Those who have marred driving records, such as having a moving violation or DUI/DWI conviction, makes them high-risk representatives to auto insurance companies. The problem is that many of these individuals still need to drive in order to maintain their livelihood; commute to jobs and otherwise take care of themselves and their families. New programs present more options for high risk drivers to help them deal with the higher costs of their liabilities on the road. Here are some common tips for securing some of these high risk insurance options.
Many states in America now have their own assigned risk pools, where the state government forces auto insurance companies to provide insurance premiums for high risk drivers. In an assigned risk pool, a state agency may assign a high risk driver to a specific auto insurance company. The high risk driver may not get to shop around, but usually will end up being covered. Some of these kinds of auto insurance policies are called SR22 policies because drivers have to provide a certificate called a SR22 to the state government to show that they have obtained the insurance they need to stay legally on the road.
The response of auto insurance companies to the emerging high risk driver market is a product called non-standard auto insurance. In the industry, non-standard auto insurance is generally a kind of insurance policy that works to cover high risk drivers. In some states, this kind of insurance is part of a “high risk tier” with its own premium averages for those who can’t take advantage of a clean driving record.

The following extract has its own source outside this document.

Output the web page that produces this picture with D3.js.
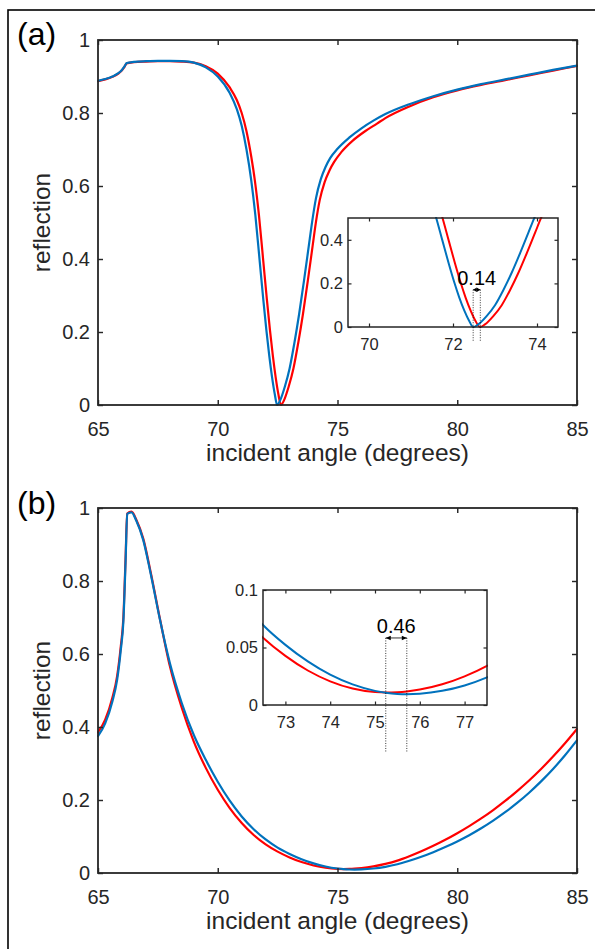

This kind of strategy is not a common method for high risk drivers who want to secure auto insurance. The reason is that, although a few states have begun to consider cooperative auto insurance policies for group coverage, only Vermont has a significant cooperative auto insurance program, according to many industry resources. Some high risk drivers can get onto family auto insurance plans if they are young enough and live with their parents. However, although group coverage is very desirable for many drivers, it is not available in most states.
For some drivers whose higher risk is less significant, it may be possible to bring down their premium costs with a standard auto insurance policy that provides less coverage. One of the main ways to do this would be a limited use policy, where the driver would make their insurance payments according to monthly or annual mileage. The average insurance company offers something similar to this with “mileage and use tiers,” where representatives will ask those signing onto policies how often they drive their vehicles. New “pay as you drive” systems make this even more concrete with mileage tracking systems and per-mile premium calculations. Another way to bring down the cost of any auto insurance policy is with deductibles. A deductible shifts more of the accident cost onto the policy holder, but it’s something worth looking into if a high risk driver is just a little bit more of a risk, pushing insurance costs just above what he or she can afford.
Though a motorcycle driver may be a very safe driver, the mere fact that motorcycle driving is inherently dangerous will make any coverage more expensive than car insurance. Off road insurance, also being more dangerous than driving a car, will also be more expensive.
There are a number of car insurance companies that also specialize in providing “special” insurance coverage for motorcycle and off road driving. Sometimes these companies will include this coverage and give a discount if you carry your regular car insurance, and even house insurance with them.
When inquiring about high-risk vehicle insurance coverage be sure to check your states’ specific minimum requirements for coverage. This coverage can vary from state to state. Underinsuring yourself can be costly since you will be liable for any costs not covered by your insurance company.
Determine the minimum requirements for the particular vehicle you wish to insure. If looking to increase these amounts, do this before starting your comparable price quote research. Enter these numbers in the online questionnaire or state these to the customer representative if you decide to make inquiries by phone. Keeping these numbers consistent during this research will allow you to compare “apples to apples”. Inquire about any options such as uninsured or underinsured motorist coverage. Remember if the person who causes an accident is either uninsured or underinsured, you will be covering those costs or you may have to incur legal costs in order to sue them for the difference.